Sunday, March 5, 2017

Our small, yet unfathomably large world

Our world is unfathomably large.  When I awake in the morning, reading the latest news on my iPad, I hear about pollution in Beijing to the extent where people can barely be outside safely without a mask, I read about the terrors of the war in the middle east, I read about the Trump administration and the laws they create, hoping to influence Congress one way or another, thinking how inconsiderate and discriminatory some laws are, yet judging them not
fully beholding its effect on my own community.  I have noticed myself judging, perceiving and soaking in everything that happens in the world with a sense of detachment, as if this would never happen to me.  Yet I always know, in the back of my head, that I am as susceptible to becoming threatened in a war as anyone else.  Climate change, war, new laws etc. just haven’t managed to reach me at a personal level yet.  And this is how I’m observing the vastness of this world, and noticing how often I just hear something with that sense of detachment, thinking about how distant that world news is. But the reality is it’s not that far.  

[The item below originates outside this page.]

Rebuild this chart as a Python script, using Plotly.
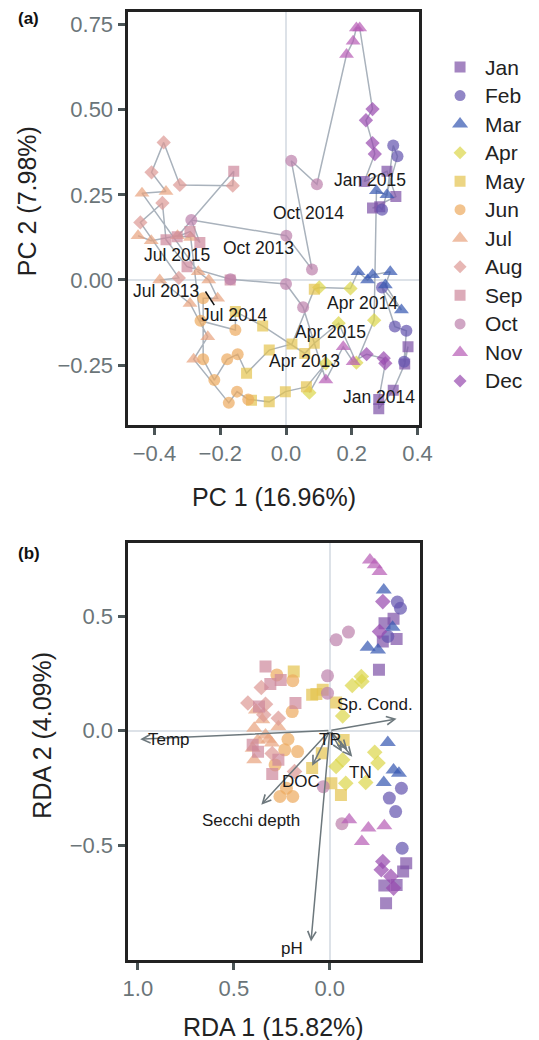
import plotly.graph_objects as go

W, H = 539, 1040
FONT = "Liberation Sans, Arial, Helvetica, sans-serif"

# ---------------- data ----------------
months = ["Jan", "Feb", "Mar", "Apr", "May", "Jun", "Jul", "Aug", "Sep", "Oct", "Nov", "Dec"]
month_colors = ["#7e51a6", "#6252ae", "#3355b0", "#dbd648", "#e4c34f", "#eca95e",
                "#e8a27d", "#dd9894", "#cd889b", "#bc80ab", "#b65bb5", "#9748ae"]
month_symbols = ["square", "circle", "triangle-up", "diamond"] * 3
month_sizes = [11, 12, 13, 11] * 3

# Panel (a): PCA sample scores in time order
pca_dates = (["2013-04"] * 2 + ["2013-05"] * 4 + ["2013-06"] * 3 + ["2013-07"] * 4 +
             ["2013-08"] * 3 + ["2013-09"] * 3 + ["2013-10"] * 3 + ["2013-11"] * 3 +
             ["2013-12"] * 3 + ["2014-01"] * 5 + ["2014-02"] * 4 + ["2014-03"] * 6 +
             ["2014-04"] * 2 + ["2014-05"] * 4 + ["2014-06"] * 5 + ["2014-07"] * 5 +
             ["2014-08"] * 4 + ["2014-09"] * 4 + ["2014-10"] * 5 + ["2014-11"] * 4 +
             ["2014-12"] * 4 + ["2015-01"] * 5 + ["2015-02"] * 3 + ["2015-03"] * 2 +
             ["2015-04"] * 3 + ["2015-05"] * 4 + ["2015-06"] * 2 + ["2015-07"] * 4)
pca_pc1 = [0.071, 0.121,
           0.062, -0.002, -0.051, -0.105,
           -0.115, -0.149, -0.174,
           -0.281, -0.238, -0.292, -0.384,
           -0.326, -0.443, -0.376,
           -0.365, -0.301, -0.170,
           -0.169, 0.000, 0.052,
           0.121, 0.174, 0.204,
           0.245, 0.297, 0.302,
           0.282, 0.282, 0.326, 0.361, 0.371,
           0.359, 0.366, 0.331, 0.292,
           0.351, 0.302, 0.317, 0.263, 0.248, 0.219,
           0.196, 0.101,
           0.086, 0.018, -0.051, -0.120,
           -0.147, -0.179, -0.218, -0.252, -0.252,
           -0.208, -0.235, -0.267, -0.438, -0.365,
           -0.409, -0.372, -0.323, -0.162,
           -0.159, -0.331, -0.292, -0.262,
           -0.288, 0.001, 0.079, 0.016, 0.094,
           0.184, 0.204, 0.214, 0.224,
           0.263, 0.243, 0.263, 0.270,
           0.238, 0.307, 0.334, 0.263, 0.285,
           0.292, 0.339, 0.326,
           0.307, 0.275,
           0.268, 0.214, 0.160,
           0.086, 0.057, -0.071, -0.154,
           -0.154, -0.260,
           -0.290, -0.330, -0.410, -0.450]
pca_pc2 = [-0.331, -0.245,
           -0.314, -0.328, -0.358, -0.353,
           -0.351, -0.328, -0.361,
           -0.233, -0.167, -0.069, 0.000,
           0.006, 0.169, 0.226,
           0.118, 0.039, 0.000,
           0.002, -0.012, -0.080,
           -0.294, -0.196, -0.240,
           -0.218, -0.230, -0.245,
           -0.351, -0.378, -0.324, -0.247, -0.196,
           -0.240, -0.149, -0.137, -0.022,
           -0.088, -0.015, 0.024, 0.015, 0.000, 0.024,
           -0.025, -0.022,
           -0.027, -0.188, -0.206, -0.274,
           -0.218, -0.233, -0.294, -0.233, -0.054,
           -0.054, 0.000, 0.024, 0.255, 0.260,
           0.316, 0.404, 0.279, 0.277,
           0.319, 0.127, 0.142, 0.110,
           0.176, 0.130, 0.031, 0.350, 0.281,
           0.662, 0.701, 0.740, 0.740,
           0.502, 0.469, 0.402, 0.370,
           0.289, 0.319, 0.245, 0.211, 0.215,
           0.206, 0.363, 0.395,
           0.250, 0.262,
           -0.118, -0.243, -0.127,
           -0.186, -0.216, -0.135, -0.093,
           -0.147, -0.120,
           0.125, 0.130, 0.115, 0.130]

pca_label_text = ["Jan 2015", "Oct 2014", "Oct 2013", "Jul 2015", "Jul 2013",
                  "Jul 2014", "Apr 2014", "Apr 2015", "Apr 2013", "Jan 2014"]
pca_label_x = [0.256, 0.069, -0.085, -0.331, -0.365, -0.159, 0.233, 0.135, 0.055, 0.282]
pca_label_y = [0.294, 0.196, 0.093, 0.074, -0.031, -0.103, -0.069, -0.152, -0.237, -0.343]

# Panel (b): RDA sample scores grouped by month
rda_month = ([1] * 10 + [2] * 7 + [3] * 8 + [4] * 10 + [5] * 10 + [6] * 10 +
             [7] * 10 + [8] * 7 + [9] * 9 + [10] * 6 + [11] * 7 + [12] * 6)
rda1 = [-0.332, -0.285, -0.348, -0.276, -0.256, -0.398, -0.382, -0.284, -0.348, -0.293,
        -0.352, -0.368, -0.302, -0.373, -0.310, -0.343, -0.377,
        -0.281, -0.327, -0.197, -0.251, -0.302, -0.332, -0.360, -0.281,
        -0.164, -0.117, -0.167, -0.067, -0.234, -0.251, -0.033, -0.083, -0.187, -0.067,
        0.188, 0.092, 0.037, -0.033, -0.072, 0.092, 0.042, -0.008, -0.058, 0.070,
        0.276, 0.193, 0.196, 0.218, 0.168, 0.260, 0.193, 0.226, 0.235, 0.285,
        0.385, 0.352, 0.394, 0.268, 0.319, 0.402, 0.375, 0.335, 0.394, 0.302,
        0.357, 0.427, 0.335, 0.344, 0.268, 0.184, 0.300,
        0.335, 0.310, 0.256, 0.179, 0.369, 0.402, 0.268, 0.374, 0.300,
        -0.097, -0.033, 0.012, 0.012, 0.034, -0.063,
        -0.209, -0.234, -0.259, -0.101, -0.201, -0.284, -0.167,
        -0.276, -0.259, -0.276, -0.268, -0.318, -0.332]
rda2 = [0.488, 0.469, 0.400, 0.389, 0.265, -0.579, -0.616, -0.677, -0.674, -0.754,
        0.561, 0.534, 0.411, -0.252, -0.295, -0.354, -0.514,
        0.614, 0.451, 0.364, 0.352, -0.052, -0.172, -0.186, -0.227,
        0.236, 0.197, 0.214, 0.064, -0.095, -0.142, -0.157, -0.230, -0.227, -0.128,
        0.258, 0.156, 0.178, 0.122, -0.041, -0.164, -0.099, -0.230, -0.281, 0.160,
        0.243, 0.218, 0.083, -0.038, -0.092, -0.288, -0.288, -0.252, -0.084, -0.150,
        0.090, 0.047, 0.010, 0.017, -0.038, -0.077, -0.042, -0.019, -0.128, -0.054,
        0.188, 0.120, 0.115, 0.069, 0.054, -0.179, -0.100,
        0.280, 0.203, 0.221, 0.120, 0.105, -0.062, -0.128, -0.093, -0.190,
        0.430, 0.396, 0.239, 0.163, -0.245, -0.407,
        0.745, 0.724, 0.694, -0.390, -0.426, -0.416, -0.485,
        0.563, 0.432, -0.572, -0.608, -0.637, -0.688]

# Environmental vectors (RDA biplot arrows)
env_vars = ["Temp", "Sp. Cond.", "TP", "", "TN", "DOC", "Secchi depth", "pH"]
env_rda1 = [0.988, -0.348, -0.063, -0.092, -0.117, 0.092, 0.357, 0.098]
env_rda2 = [-0.038, 0.051, -0.093, -0.084, -0.114, -0.154, -0.324, -0.921]
env_label_x = [0.838, -0.234, 0.000, None, -0.159, 0.151, 0.411, 0.196]
env_label_y = [-0.041, 0.112, -0.038, None, -0.183, -0.223, -0.393, -0.950]

# ---------------- figure ----------------
def px_x(p):
    return p / W


def px_y(p):
    return 1 - p / H


OPA = 0.7
fig = go.Figure()

# path of PCA samples
fig.add_trace(go.Scatter(x=pca_pc1, y=pca_pc2, mode="lines",
                         line=dict(color="#a9b2bc", width=1.5),
                         hoverinfo="skip", showlegend=False, xaxis="x", yaxis="y"))

for mi, m in enumerate(months):
    xs = [x for x, d in zip(pca_pc1, pca_dates) if int(d[5:]) == mi + 1]
    ys = [y for y, d in zip(pca_pc2, pca_dates) if int(d[5:]) == mi + 1]
    fig.add_trace(go.Scatter(x=xs, y=ys, mode="markers", name=m, showlegend=False,
                             marker=dict(symbol=month_symbols[mi], size=month_sizes[mi],
                                         color=month_colors[mi], opacity=OPA,
                                         line=dict(width=0)),
                             xaxis="x", yaxis="y"))

for mi, m in enumerate(months):
    xs = [x for x, k in zip(rda1, rda_month) if k == mi + 1]
    ys = [y for y, k in zip(rda2, rda_month) if k == mi + 1]
    fig.add_trace(go.Scatter(x=xs, y=ys, mode="markers", name=m, showlegend=False,
                             marker=dict(symbol=month_symbols[mi], size=month_sizes[mi] + 1,
                                         color=month_colors[mi], opacity=OPA,
                                         line=dict(width=0)),
                             xaxis="x2", yaxis="y2"))

# manual legend
fig.add_trace(go.Scatter(x=[0.32] * 12, y=list(range(12)), mode="markers",
                         marker=dict(symbol=month_symbols, size=[11, 11, 14, 10] * 3,
                                     color=month_colors, opacity=OPA, line=dict(width=0)),
                         showlegend=False, hoverinfo="skip", xaxis="x3", yaxis="y3"))

annotations = []
for i, m in enumerate(months):
    annotations.append(dict(x=0.556, y=i, xref="x3", yref="y3", text=m, showarrow=False,
                            xanchor="left", yanchor="middle",
                            font=dict(size=21, color="#222222", family=FONT)))

for t, x, y in zip(pca_label_text, pca_label_x, pca_label_y):
    annotations.append(dict(x=x, y=y, xref="x", yref="y", text=t, showarrow=False,
                            xanchor="center", yanchor="middle",
                            font=dict(size=17.5, color="#1a1a1a", family=FONT)))

# arrows
for name, x, y in zip(env_vars, env_rda1, env_rda2):
    annotations.append(dict(x=x, y=y, ax=0, ay=0, xref="x2", yref="y2", axref="x2", ayref="y2",
                            showarrow=True, arrowhead=5, arrowsize=1.1, arrowwidth=1.5,
                            arrowcolor="#6d787d", text=""))
for name, x, y in zip(env_vars, env_label_x, env_label_y):
    if name:
        annotations.append(dict(x=x, y=y, xref="x2", yref="y2", text=name, showarrow=False,
                                xanchor="center", yanchor="middle",
                                font=dict(size=17, color="#1a1a1a", family=FONT)))

# axis titles & panel labels
title_font = dict(size=25, color="#222222", family=FONT)
ctr = dict(xanchor="center", yanchor="middle", showarrow=False, xref="paper", yref="paper")
annotations += [
    dict(x=px_x(279), y=px_y(497), text="PC 1 (16.96%)", font=title_font, **ctr),
    dict(x=px_x(23), y=px_y(201), text="PC 2 (7.98%)", textangle=-90, font=title_font, **ctr),
    dict(x=px_x(278), y=px_y(1027), text="RDA 1 (15.82%)", font=title_font, **ctr),
    dict(x=px_x(38), y=px_y(735), text="RDA 2 (4.09%)", textangle=-90, font=title_font, **ctr),
    dict(x=px_x(24), y=px_y(18), text="<b>(a)</b>",
         font=dict(size=17, color="#111111", family=FONT), **ctr),
    dict(x=px_x(25), y=px_y(553), text="<b>(b)</b>",
         font=dict(size=17, color="#111111", family=FONT), **ctr),
]

axis_common = dict(showline=True, mirror=True, linecolor="#222222", linewidth=3,
                   ticks="outside", ticklen=7, tickwidth=3, tickcolor="#4b5557",
                   tickfont=dict(size=22, color="#6b7579", family=FONT),
                   showgrid=False, zeroline=True, zerolinecolor="#dde2e8", zerolinewidth=1.5)

fig.update_layout(
    width=W, height=H, margin=dict(l=0, r=0, t=0, b=0),
    paper_bgcolor="white", plot_bgcolor="white", showlegend=False,
    xaxis=dict(domain=[px_x(127), px_x(429)], range=[-0.482, 0.404],
               tickvals=[-0.4, -0.2, 0.0, 0.2, 0.4], tickformat=".1f", anchor="y", **axis_common),
    yaxis=dict(domain=[px_y(425), px_y(12)], range=[-0.426, 0.787],
               tickvals=[-0.25, 0.0, 0.25, 0.5, 0.75], tickformat=".2f", anchor="x", **axis_common),
    xaxis2=dict(domain=[px_x(127), px_x(430)], range=[1.054, -0.469],
                tickvals=[1.0, 0.5, 0.0], tickformat=".1f", anchor="y2", **axis_common),
    yaxis2=dict(domain=[px_y(960), px_y(543)], range=[-1.002, 0.819],
                tickvals=[-0.5, 0.0, 0.5], tickformat=".1f", anchor="x2", **axis_common),
    xaxis3=dict(domain=[px_x(440), 1.0], range=[0, 1], visible=False, anchor="y3"),
    yaxis3=dict(domain=[px_y(395.25), px_y(52.75)], range=[11.5, -0.5], visible=False, anchor="x3"),
    annotations=annotations,
    shapes=[dict(type="line", xref="x", yref="y", x0=-0.245, y0=-0.034, x1=-0.218, y1=-0.074,
                 line=dict(color="#111111", width=1.5))],
)

fig.write_html("out.html")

Simultaneously, this world sometimes feels small.  There are at least three kids who attend my school [private, so not everyone is from the same town], who live on the same street [they’re in different grades].  Two of them are neighbors.  What again makes this world feel so large, is that they don’t even know they are.  

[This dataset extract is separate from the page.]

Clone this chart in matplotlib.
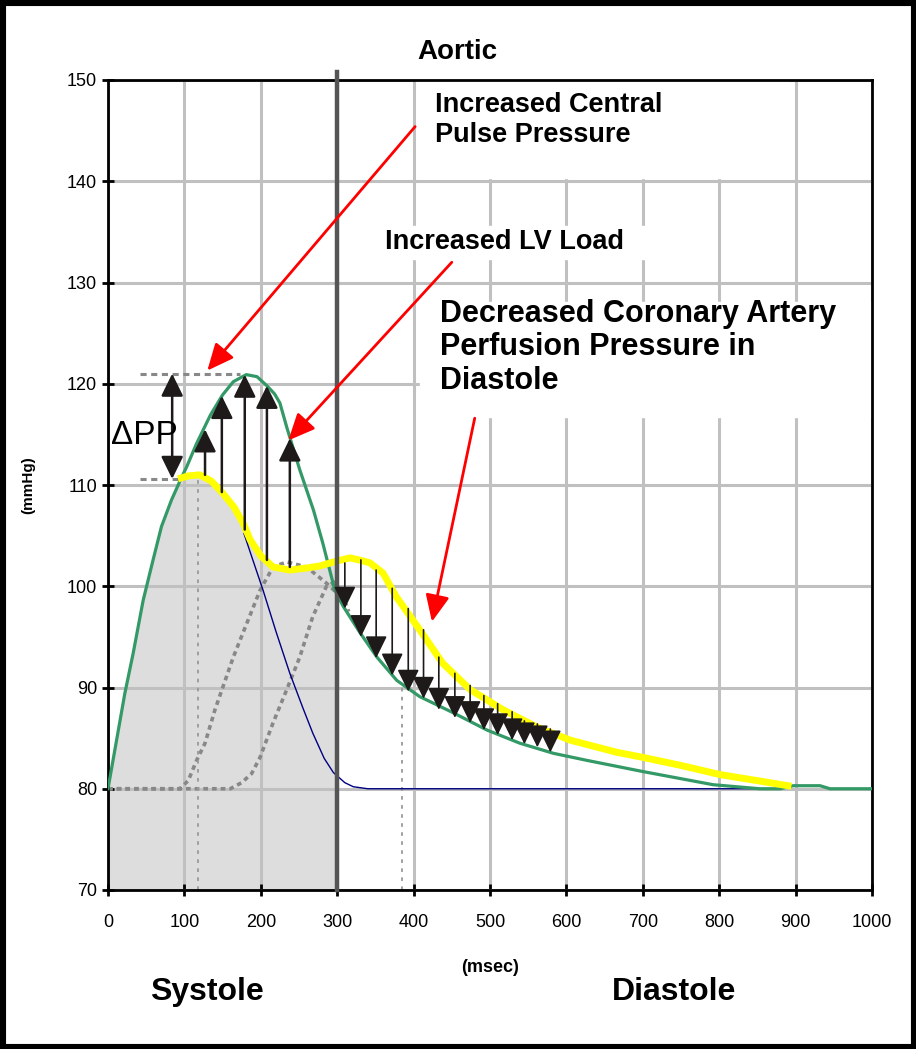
import matplotlib.pyplot as plt
from matplotlib.patches import Rectangle

plt.rcParams['font.family'] = ['Liberation Sans', 'DejaVu Sans']

# pression aortique "rigide" (courbe verte)
t_green = [0, 22, 33, 46, 59, 70, 83, 96, 103, 116, 134, 150, 164, 181, 195, 208, 218, 225, 234, 251,
           269, 281, 297, 308, 330, 352, 378, 408, 452, 496, 539, 583, 627, 700, 792, 853, 880, 897,
           932, 945, 1000]
p_green = [80, 89.4, 93.4, 98.6, 102.6, 105.9, 108.5, 110.7, 111.8, 114.1, 116.9, 118.9, 120.2, 120.9,
           120.7, 119.8, 119, 118.1, 115.7, 111.5, 107.5, 104.3, 99.6, 98, 95.4, 93, 90.7, 89.1, 87.5,
           85.8, 84.5, 83.5, 82.8, 81.7, 80.4, 80, 80, 80.3, 80.3, 80, 80]

# pression aortique normale (courbe jaune)
t_yellow = [96, 105, 120, 135, 150, 165, 177, 186, 200, 216, 238, 260, 277, 300, 317, 334, 343, 360,
            377, 408, 438, 474, 517, 561, 605, 666, 700, 750, 801, 850, 890]
p_yellow = [110.7, 110.9, 111, 110.4, 109.2, 107.8, 106.2, 104.6, 103, 101.9, 101.6, 101.8, 102,
            102.5, 102.8, 102.5, 102.3, 101.3, 99, 95.7, 92.4, 89.8, 87.8, 86.1, 84.8, 83.6, 83.1,
            82.3, 81.4, 80.8, 80.3]

# onde incidente (bleu)
t_blue = [178, 190, 203, 220, 238, 255, 268, 283, 295, 310, 321, 340, 853]
p_blue = [105.2, 102.5, 99.6, 95.5, 91.4, 88, 85.5, 83, 81.6, 80.6, 80.2, 80, 80]

# ondes reflechies (pointilles gris)
t_refl1 = [0, 94, 105, 116, 127, 140, 164, 182, 199, 216, 234, 260, 286, 300, 310]
p_refl1 = [80, 80, 80.8, 82.8, 84.5, 87.8, 93, 96.4, 99.6, 101.9, 102.4, 101.9, 100.3, 99.3, 98]
t_refl2 = [0, 160, 175, 188, 199, 216, 234, 251, 268, 286, 296, 305, 315]
p_refl2 = [80, 80, 80.6, 81.5, 83.1, 86.5, 89.8, 93, 97, 100, 100.4, 99.5, 97.5]

# fleches systole (vers le haut)
up_x = [127, 149, 179, 208, 238]
up_base = [111, 109.3, 105.6, 102.6, 101.9]
up_tip = [115.5, 118.8, 120.9, 119.8, 114.6]

# fleches diastole (vers le bas)
down_x = [310, 331, 351, 372, 393, 413, 433, 454, 474, 492, 510, 529, 545, 562, 579]
down_top = [102.3, 102.6, 101.6, 99.8, 97.8, 95.7, 93, 91.4, 90.2, 89.2, 88.4, 87.6, 86.7, 86.4, 85.9]
down_tip = [97.8, 95, 92.9, 91.2, 89.6, 88.9, 87.8, 87, 86.5, 85.8, 85.3, 84.8, 84.4, 84.1, 83.6]

pp_low, pp_high = 110.6, 121
x_ticks = list(range(0, 1001, 100))
y_ticks = list(range(70, 151, 10))

fig = plt.figure(figsize=(9.16, 10.49), dpi=100)
ax = fig.add_axes([108/916, 1-890/1049, 764/916, 810/1049])
ax.set_xlim(0, 1000)
ax.set_ylim(70, 150)
ax.set_xticks(x_ticks)
ax.set_yticks(y_ticks)
ax.grid(color='#c0c0c0', lw=2.2)
ax.set_axisbelow(True)
for s in ax.spines.values():
    s.set_linewidth(2)
ax.tick_params(direction='inout', length=8, width=2, labelsize=13)
ax.tick_params(axis='x', pad=13)
ax.tick_params(axis='y', pad=4)

# zone systole grisee sous la courbe normale
fx = [t for t in t_green if t < 96] + [t for t in t_yellow if t <= 300]
fy = [p for t, p in zip(t_green, p_green) if t < 96] + [p for t, p in zip(t_yellow, p_yellow) if t <= 300]
ax.fill_between(fx, 70, fy, color='#dddddd', lw=0, zorder=0.2)

# caches blancs derriere les textes
ax.add_patch(Rectangle((405, 140.3), 485, 9.7, color='white', zorder=0.8))
ax.add_patch(Rectangle((355, 132.3), 405, 3.3, color='white', zorder=0.8))
ax.add_patch(Rectangle((408, 116.7), 592, 11.4, color='white', zorder=0.8))

dots = (0, (1.3, 1.1))
ax.plot(t_refl1, p_refl1, color='#888888', lw=2.6, ls=dots, zorder=2)
ax.plot(t_refl2, p_refl2, color='#888888', lw=2.6, ls=dots, zorder=2)
ax.plot([118, 118], [70, 110.8], color='#999999', lw=1.3, ls=(0, (2, 3)), zorder=2)
ax.plot([385, 385], [70, 90.2], color='#999999', lw=1.3, ls=(0, (2, 3)), zorder=2)
ax.plot(t_blue, p_blue, color='#000080', lw=1, zorder=3)
ax.plot(t_green, p_green, color='#339966', lw=2.3, zorder=4)
ax.plot(t_yellow, p_yellow, color='#ffff00', lw=5, zorder=5)

ax.plot([300, 300], [70, 150.8], color='#555555', lw=3.2, clip_on=False, zorder=6)

head = '-|>,head_length=0.55,head_width=0.27'
for x, b, t in zip(up_x, up_base, up_tip):
    ax.annotate('', xy=(x, t), xytext=(x, b),
                arrowprops=dict(arrowstyle=head, color='#1e1a1a', lw=1.8, mutation_scale=25,
                                shrinkA=0, shrinkB=0), zorder=7)
for x, b, t in zip(down_x, down_top, down_tip):
    ax.annotate('', xy=(x, t), xytext=(x, b),
                arrowprops=dict(arrowstyle=head, color='#1e1a1a', lw=1.2, mutation_scale=25,
                                shrinkA=0, shrinkB=0), zorder=7)

# Delta PP
ax.plot([42, 173], [pp_high, pp_high], color='#888888', lw=2.2, ls=(0, (2, 1.5)), zorder=3)
ax.plot([42, 98], [pp_low, pp_low], color='#888888', lw=2.2, ls=(0, (2, 1.5)), zorder=3)
ax.annotate('', xy=(84, pp_high), xytext=(84, pp_low),
            arrowprops=dict(arrowstyle='<|-|>,head_length=0.55,head_width=0.27', color='#1e1a1a',
                            lw=1.8, mutation_scale=25, shrinkA=0, shrinkB=0), zorder=7)
ax.text(4, 114.9, 'ΔPP', fontsize=24, va='center', ha='left', zorder=8)

# fleches rouges
red = dict(arrowstyle='-|>,head_length=0.6,head_width=0.27', color='red', lw=2,
           mutation_scale=27, shrinkA=0, shrinkB=0)
ax.annotate('', xy=(130, 121.3), xytext=(402, 145.4), arrowprops=red, zorder=8)
ax.annotate('', xy=(236, 114.4), xytext=(450, 132), arrowprops=red, zorder=8)
ax.annotate('', xy=(424, 96.5), xytext=(480, 116.6), arrowprops=red, zorder=8)

ax.text(428, 148.8, 'Increased Central\nPulse Pressure', fontsize=19.5, fontweight='bold',
        va='top', ha='left', linespacing=1.2, zorder=9)
ax.text(362, 134, 'Increased LV Load', fontsize=19.5, fontweight='bold', va='center', ha='left', zorder=9)
ax.text(434, 128.4, 'Decreased Coronary Artery\nPerfusion Pressure in\nDiastole', fontsize=22,
        fontweight='bold', va='top', ha='left', linespacing=1.15, zorder=9)

ax.text(457, 152.8, 'Aortic', fontsize=20, fontweight='bold', ha='center', va='center', clip_on=False)
ax.text(130, 59.9, 'Systole', fontsize=23, fontweight='bold', ha='center', va='center', clip_on=False)
ax.text(741, 59.9, 'Diastole', fontsize=23, fontweight='bold', ha='center', va='center', clip_on=False)
ax.text(500, 62.3, '(msec)', fontsize=13, fontweight='bold', ha='center', va='center', clip_on=False)
fig.text(28/916, 1-485/1049, '(mmHg)', fontsize=11, fontweight='bold', rotation=90,
         ha='center', va='center')

fig.add_artist(Rectangle((0, 0), 1, 1, transform=fig.transFigure, fill=False, ec='black', lw=8))

fig.savefig('out.png', dpi=100)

Two weeks ago, I was walking home, when I saw a kid from Belmont Day School that I hadn’t seen for about 4 years.  Somehow, we still recognized each other.  That afternoon, I was walking home from school, and he, after getting off at his stop on the public bus, passed me on the street.  And then there are other incidents where my friends both traveled to another country over break and seen each other at that foreign location.  

I believe coincidence, chance, luck, and fate, partially control whom we see.  Sometimes we go to school with our neighbors and don’t even know it.  Other times, we see people we haven’t seen in years in a foreign country.  It all quite amazes me.